■ STATED EXERCISE ■
Copy out all lines that hold "this".

■ Charts and diagrams as code ■
-*-

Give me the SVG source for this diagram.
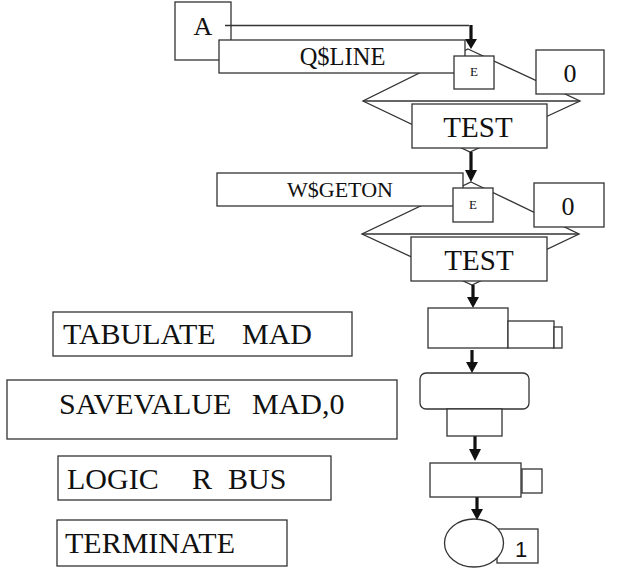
<svg xmlns="http://www.w3.org/2000/svg" width="631" height="568" viewBox="0 0 631 568">
<style>
.b{fill:#fff;stroke:#333;stroke-width:1.3}
.l{fill:none;stroke:#333;stroke-width:1.3}
.s{stroke:#111;stroke-width:3.2;fill:none}
.h{fill:#111}
text{font-family:"Liberation Serif","Times New Roman",serif;fill:#111}
.c{text-anchor:middle}
.sans{font-family:"Liberation Sans",Arial,sans-serif}
</style>
<rect width="631" height="568" fill="#fff"/>
<g id="diamond1">
<polygon class="b" points="468,49 580,101 470,152 363,101"/>
<line class="l" x1="363" y1="101" x2="580" y2="101"/>
</g>
<g id="diamond2">
<polygon class="b" points="471,182 579,234 472,285 362,234"/>
<line class="l" x1="362" y1="234" x2="579" y2="234"/>
</g>
<g id="nodeA">
<rect class="b" x="175" y="2" width="56" height="58"/>
<text class="c" x="203" y="35" font-size="26">A</text>
</g>
<g id="connectors">
<polyline class="l" points="225,25.5 469,25.5"/>
<line class="s" x1="471" y1="25" x2="471" y2="40"/>
<polygon class="h" points="465,39 477,39 471,49"/>
<line class="s" x1="471" y1="152" x2="471" y2="171"/>
<polygon class="h" points="465,170 477,170 471,182"/>
<line class="s" x1="473" y1="285" x2="473" y2="298"/>
<polygon class="h" points="467,297 479,297 473,308"/>
<line class="s" x1="472" y1="350" x2="472" y2="363"/>
<polygon class="h" points="466,362 478,362 472,373"/>
<line class="s" x1="475" y1="436" x2="475" y2="450"/>
<polygon class="h" points="469,449 481,449 475,461"/>
<line class="s" x1="477" y1="497" x2="477" y2="510"/>
<polygon class="h" points="471,509 483,509 477,520"/>
</g>
<g id="qline">
<rect class="b" x="219" y="40" width="246" height="33"/>
<text class="c" x="342.5" y="65" font-size="24.5">Q$LINE</text>
</g>
<g id="e1">
<rect class="b" x="454" y="56" width="40" height="33"/>
<text class="c" x="474" y="76" font-size="13">E</text>
</g>
<g id="zero1">
<rect class="b" x="536" y="50" width="68" height="44"/>
<text class="c" x="570" y="82" font-size="26">0</text>
</g>
<g id="test1">
<rect class="b" x="412" y="104" width="135" height="44"/>
<text class="c" x="478" y="137" font-size="29">TEST</text>
</g>
<g id="wgeton">
<rect class="b" x="217" y="173" width="246" height="33"/>
<text class="c" x="340" y="197" font-size="22">W$GETON</text>
</g>
<g id="e2">
<rect class="b" x="453" y="188" width="40" height="34"/>
<text class="c" x="473" y="209" font-size="13">E</text>
</g>
<g id="zero2">
<rect class="b" x="534" y="183" width="70" height="44"/>
<text class="c" x="568" y="215" font-size="26">0</text>
</g>
<g id="test2">
<rect class="b" x="411" y="237" width="136" height="44"/>
<text class="c" x="479" y="270" font-size="29">TEST</text>
</g>
<g id="tabulate">
<rect class="b" x="428" y="308" width="80" height="40"/>
<rect class="b" x="508" y="321" width="46" height="27"/>
<rect class="b" x="554" y="327" width="8" height="21"/>
</g>
<g id="savevalue">
<rect class="b" x="420" y="373" width="109" height="36" rx="6"/>
<rect class="b" x="447" y="409" width="55" height="27"/>
</g>
<g id="logic">
<rect class="b" x="430" y="463" width="91" height="34"/>
<rect class="b" x="522" y="469" width="20" height="24"/>
</g>
<g id="terminate">
<rect class="b" x="497" y="529" width="41" height="34"/>
<text class="c sans" x="521" y="557" font-size="22">1</text>
<ellipse class="b" cx="474" cy="543" rx="29.5" ry="24"/>
</g>
<g id="label-tabulate">
<rect class="b" x="53" y="312" width="299" height="44"/>
<text x="63" y="344" font-size="30">TABULATE<tspan x="242">MAD</tspan></text>
</g>
<g id="label-savevalue">
<rect class="b" x="7" y="380" width="390" height="59"/>
<text x="59" y="414" font-size="30">SAVEVALUE<tspan x="252">MAD,0</tspan></text>
</g>
<g id="label-logic">
<rect class="b" x="58" y="456" width="273" height="44"/>
<text x="67" y="489" font-size="30">LOGIC<tspan x="192">R</tspan><tspan x="228">BUS</tspan></text>
</g>
<g id="label-terminate">
<rect class="b" x="57" y="520" width="230" height="46"/>
<text x="65" y="553" font-size="30">TERMINATE</text>
</g>
</svg>
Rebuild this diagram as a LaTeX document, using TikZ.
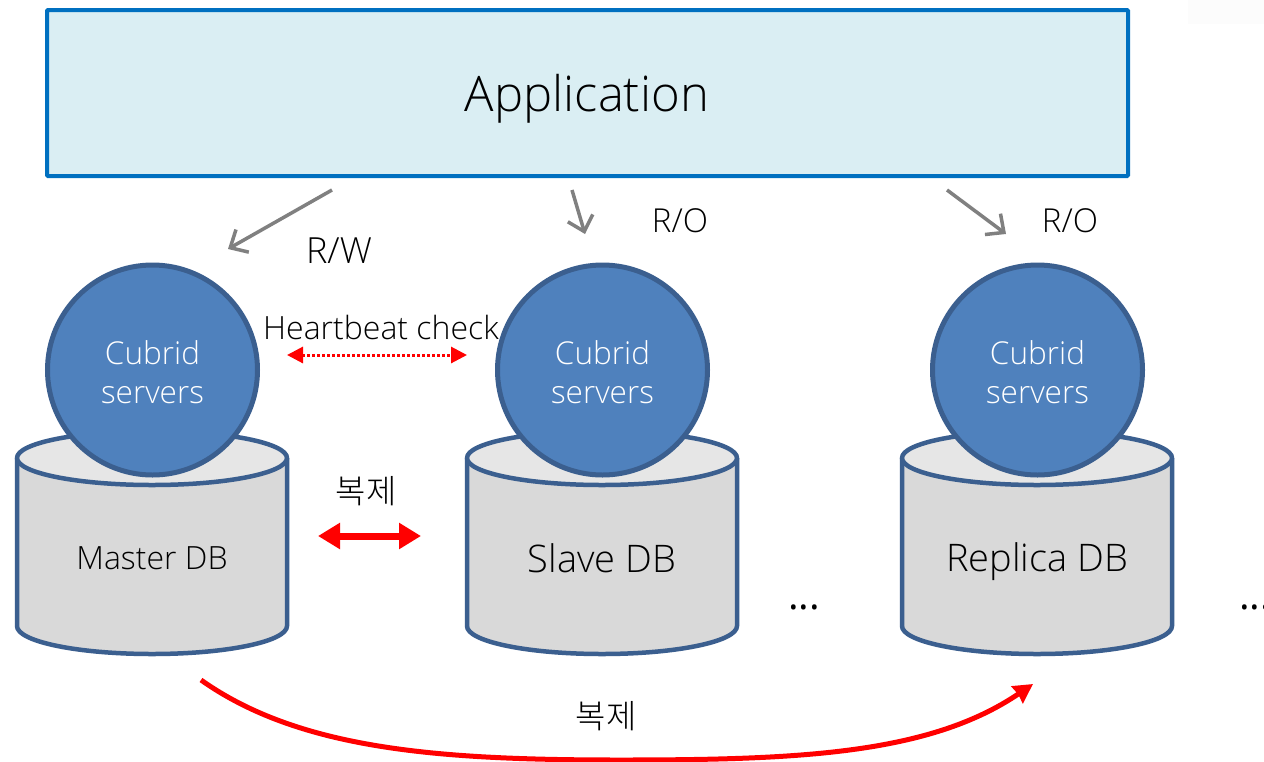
\documentclass[tikz,border=0pt]{standalone}
\usepackage{fontspec}
\setmainfont{Open Sans Light}[BoldFont={Open Sans}]
\newfontfamily\kofont{Noto Sans CJK KR Light}
\usetikzlibrary{arrows.meta}
\definecolor{edgeblue}{HTML}{3B5F8F}
\definecolor{fillblue}{HTML}{4F81BD}
\definecolor{appfill}{HTML}{DAEEF3}
\definecolor{appedge}{HTML}{0070C0}
\definecolor{bodygray}{HTML}{D9D9D9}
\definecolor{topgray}{HTML}{E6E6E6}
\definecolor{arrowgray}{HTML}{808080}
\tikzset{
  x=1pt,y=-1pt,
  appbox/.style={draw=appedge,fill=appfill,line width=4pt,rounded corners=1pt,minimum width=1081pt,minimum height=166pt,inner sep=0pt},
  server/.style={circle,draw=edgeblue,fill=fillblue,line width=5pt,minimum size=210pt,inner sep=0pt,text=white,align=center,font=\fontsize{31.5}{39}\selectfont},
  dbshape/.style={draw=edgeblue,line width=4.5pt,line join=round},
  lbl/.style={inner sep=0pt,text=black,font=\fontsize{33}{36}\selectfont},
  dblbl/.style={inner sep=0pt,text=black,font=\fontsize{38}{40}\selectfont},
  kolbl/.style={inner sep=0pt,text=black,font=\kofont\fontsize{33}{36}\selectfont},
  dotlbl/.style={inner sep=0pt,text=black,font=\bfseries\fontsize{40}{40}\selectfont},
  grayarrow/.style={draw=arrowgray,line width=3.5pt,-{Straight Barb[length=14pt,width=26pt,line width=3.5pt]}},
  hbarrow/.style={draw=red,line width=3pt,dotted,{Triangle[length=16pt,width=16pt,sep=0pt]}-{Triangle[length=16pt,width=16pt]}},
  reparrow/.style={draw=red,line width=7pt,{Triangle[length=22pt,width=25pt]}-{Triangle[length=22pt,width=25pt]}},
  curvearrow/.style={draw=red,line width=5pt,-{Stealth[length=19pt,width=20pt,inset=1pt]}},
  pics/dbcyl/.style={code={
    \path[dbshape,fill=bodygray] (-135,-1) -- (-135,167) arc[start angle=180,end angle=360,x radius=135,y radius=-28] -- (135,-1);
    \path[dbshape,fill=topgray] (0,-1) ellipse[x radius=135,y radius=27];
  }}
}
\newcommand{\srvtext}{\rule{0pt}{29pt}Cubrid\\servers}
\begin{document}
\begin{tikzpicture}
\useasboundingbox (0,0) rectangle (1264,761);
\fill[white] (0,0) rectangle (1264,761);
\fill[black!1] (1188,0) rectangle (1264,24);
\node[appbox] (app) at (587.5,93) {};
\node[inner sep=0pt,font=\fontsize{49}{50}\selectfont] (apptext) at (587,99) {Application};
\pic at (152,459) {dbcyl};
\pic at (602,459) {dbcyl};
\pic at (1037,459) {dbcyl};
\node[server] (s1) at (152.5,370) {\srvtext};
\node[server] (s2) at (602.5,370) {\srvtext};
\node[server] (s3) at (1037.5,370) {\srvtext};
\node[dblbl,font=\fontsize{32}{36}\selectfont] (d1) at (152,558) {Master DB};
\node[dblbl] (d2) at (602,558) {Slave DB};
\node[dblbl] (d3) at (1037,562) {Replica DB};
\node[lbl,font=\fontsize{36}{36}\selectfont] (rw) at (339,251) {R/W};
\node[lbl] (ro1) at (680,221) {R/O};
\node[lbl] (ro2) at (1070,221) {R/O};
\node[lbl,font=\fontsize{32}{36}\selectfont] (hb) at (381,327) {Heartbeat check};
\node[kolbl] (k1) at (366,491) {복제};
\node[kolbl] (k2) at (606,716) {복제};
\node[dotlbl] (dots1) at (804,607) {...};
\node[dotlbl] (dots2) at (1255,607) {...};
\coordinate (a1s) at (332,190); \coordinate (a1e) at (228,249);
\coordinate (a2s) at (572,190); \coordinate (a2e) at (585,234);
\coordinate (a3s) at (947,190); \coordinate (a3e) at (1006,234);
\coordinate (hbs) at (287,355); \coordinate (hbe) at (467,355);
\coordinate (rs) at (318,536); \coordinate (re) at (421,536);
\coordinate (cs) at (201,680); \coordinate (cm) at (620,760); \coordinate (ce) at (1033,684);
\draw[grayarrow] (a1s) -- (a1e);
\draw[grayarrow] (a2s) -- (a2e);
\draw[grayarrow] (a3s) -- (a3e);
\draw[hbarrow] (hbs) -- (hbe);
\draw[reparrow] (rs) -- (re);
\draw[curvearrow] (cs) .. controls (300,750) and (440,760) .. (cm) .. controls (800,760) and (930,754) .. (ce);
\end{tikzpicture}
\end{document}
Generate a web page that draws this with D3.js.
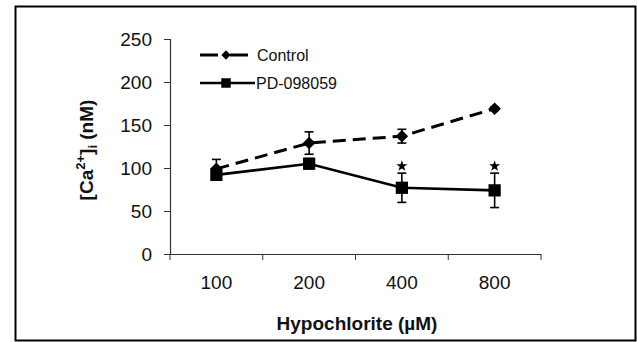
<!DOCTYPE html>
<html>
<head>
<meta charset="utf-8">
<script src="https://cdn.jsdelivr.net/npm/d3@7"></script>
<style>
  body { margin: 0; background: #fff; }
  svg { display: block; font-family: "Liberation Sans", Arial, sans-serif; }
</style>
</head>
<body>
<svg id="chart" width="637" height="342"></svg>
<script>
// values
const categories = ['100', '200', '400', '800'];
const controlMean = [99, 129, 137, 169];
const controlErr = [11, 13, 8, 2];
const pdMean = [92, 105, 77, 74];
const pdErr = [4, 6, 17, 20];
const significant = [false, false, true, true];
const yTicks = [0, 50, 100, 150, 200, 250];

const svg = d3.select('#chart');

// outer frame
svg.append('rect')
  .attr('x', 15.5).attr('y', 6.5)
  .attr('width', 620).attr('height', 334)
  .attr('fill', 'none')
  .attr('stroke', '#000')
  .attr('stroke-width', 2);

const x = d3.scaleBand().domain(categories).range([170, 541]).padding(0);
const y = d3.scaleLinear().domain([0, 250]).range([254, 39]);
const cx = d => x(d) + x.bandwidth() / 2;

// axes
const yAxis = svg.append('g')
  .attr('transform', 'translate(170,0)')
  .call(d3.axisLeft(y).tickValues(yTicks).tickSize(6).tickPadding(12));
const xAxis = svg.append('g')
  .attr('transform', 'translate(0,254)')
  .call(d3.axisBottom(x).tickSize(0).tickPadding(22));

// category boundary ticks (Excel style, between categories)
xAxis.selectAll('.bound')
  .data(categories.concat(['end']))
  .enter()
  .append('line')
  .attr('class', 'bound')
  .attr('x1', (d, i) => i < categories.length ? x(d) : x.range()[1])
  .attr('x2', (d, i) => i < categories.length ? x(d) : x.range()[1])
  .attr('y1', 0).attr('y2', 6)
  .attr('stroke', '#333');

[yAxis, xAxis].forEach(a => {
  a.select('.domain').attr('stroke', '#333').attr('stroke-width', 1.2);
  a.selectAll('.tick line').attr('stroke', '#333');
  a.selectAll('text')
    .attr('font-family', '"Liberation Sans", Arial, sans-serif')
    .attr('font-size', 19)
    .attr('fill', '#111');
});

// axis titles
svg.append('text')
  .attr('x', 357).attr('y', 330)
  .attr('text-anchor', 'middle')
  .attr('font-size', 19)
  .attr('font-weight', 'bold')
  .attr('fill', '#111')
  .text('Hypochlorite (µM)');

const yTitle = svg.append('text')
  .attr('transform', 'translate(93,150) rotate(-90)')
  .attr('text-anchor', 'middle')
  .attr('font-size', 19)
  .attr('font-weight', 'bold')
  .attr('fill', '#111');
yTitle.append('tspan').text('[Ca');
yTitle.append('tspan').attr('font-size', 13).attr('dy', -8).text('2+');
yTitle.append('tspan').attr('dy', 8).text(']');
yTitle.append('tspan').attr('font-size', 13).attr('dy', 4).text('i');
yTitle.append('tspan').attr('dy', -4).text(' (nM)');

const line = d3.line()
  .x(d => cx(d.cat))
  .y(d => y(d.v));

const control = categories.map((c, i) => ({cat: c, v: controlMean[i], e: controlErr[i]}));
const pd = categories.map((c, i) => ({cat: c, v: pdMean[i], e: pdErr[i], sig: significant[i]}));

// error bars
function errorBars(data) {
  const g = svg.append('g').attr('stroke', '#000').attr('stroke-width', 1.6);
  g.selectAll('line.v').data(data).enter().append('line')
    .attr('x1', d => cx(d.cat)).attr('x2', d => cx(d.cat))
    .attr('y1', d => y(d.v - d.e)).attr('y2', d => y(d.v + d.e));
  g.selectAll('line.t').data(data).enter().append('line')
    .attr('x1', d => cx(d.cat) - 4.5).attr('x2', d => cx(d.cat) + 4.5)
    .attr('y1', d => y(d.v + d.e)).attr('y2', d => y(d.v + d.e));
  g.selectAll('line.b').data(data).enter().append('line')
    .attr('x1', d => cx(d.cat) - 4.5).attr('x2', d => cx(d.cat) + 4.5)
    .attr('y1', d => y(d.v - d.e)).attr('y2', d => y(d.v - d.e));
}
errorBars(control);
errorBars(pd);

svg.append('path')
  .datum(control)
  .attr('d', line)
  .attr('fill', 'none')
  .attr('stroke', '#000')
  .attr('stroke-width', 3)
  .attr('stroke-dasharray', '13,7');

svg.append('path')
  .datum(pd)
  .attr('d', line)
  .attr('fill', 'none')
  .attr('stroke', '#000')
  .attr('stroke-width', 2.6);

const diamond = d3.symbol().type(d3.symbolDiamond2).size(100);
const square = d3.symbol().type(d3.symbolSquare).size(150);

svg.append('g').selectAll('path')
  .data(control).enter().append('path')
  .attr('d', diamond)
  .attr('transform', d => `translate(${cx(d.cat)},${y(d.v)})`)
  .attr('fill', '#000');

svg.append('g').selectAll('path')
  .data(pd).enter().append('path')
  .attr('d', square)
  .attr('transform', d => `translate(${cx(d.cat)},${y(d.v)})`)
  .attr('fill', '#000');

// significance stars
svg.append('g').selectAll('path')
  .data(pd.filter(d => d.sig)).enter().append('path')
  .attr('d', d3.symbol().type(d3.symbolStar).size(38))
  .attr('transform', d => `translate(${cx(d.cat)},${y(d.v + d.e) - 7})`)
  .attr('fill', '#000');

// legend
const legend = svg.append('g').attr('class', 'legend');
legend.append('line')
  .attr('x1', 200).attr('x2', 248).attr('y1', 55).attr('y2', 55)
  .attr('stroke', '#000').attr('stroke-width', 3)
  .attr('stroke-dasharray', '18,12');
legend.append('path')
  .attr('d', d3.symbol().type(d3.symbolDiamond2).size(55))
  .attr('transform', 'translate(226,55)');
legend.append('text')
  .attr('x', 257).attr('y', 61)
  .attr('font-size', 16).attr('fill', '#111')
  .text('Control');

legend.append('line')
  .attr('x1', 200).attr('x2', 255).attr('y1', 83).attr('y2', 83)
  .attr('stroke', '#000').attr('stroke-width', 2.6);
legend.append('path')
  .attr('d', d3.symbol().type(d3.symbolSquare).size(90))
  .attr('transform', 'translate(226,83)');
legend.append('text')
  .attr('x', 256).attr('y', 89)
  .attr('font-size', 16).attr('fill', '#111')
  .text('PD-098059');
</script>
</body>
</html>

-*-

■ WRITTEN SOLUTION ■
Give me the SVG source for this diagram.
Rebuild this diagram as a LaTeX document, using TikZ.
Generate a web page that draws this with D3.js.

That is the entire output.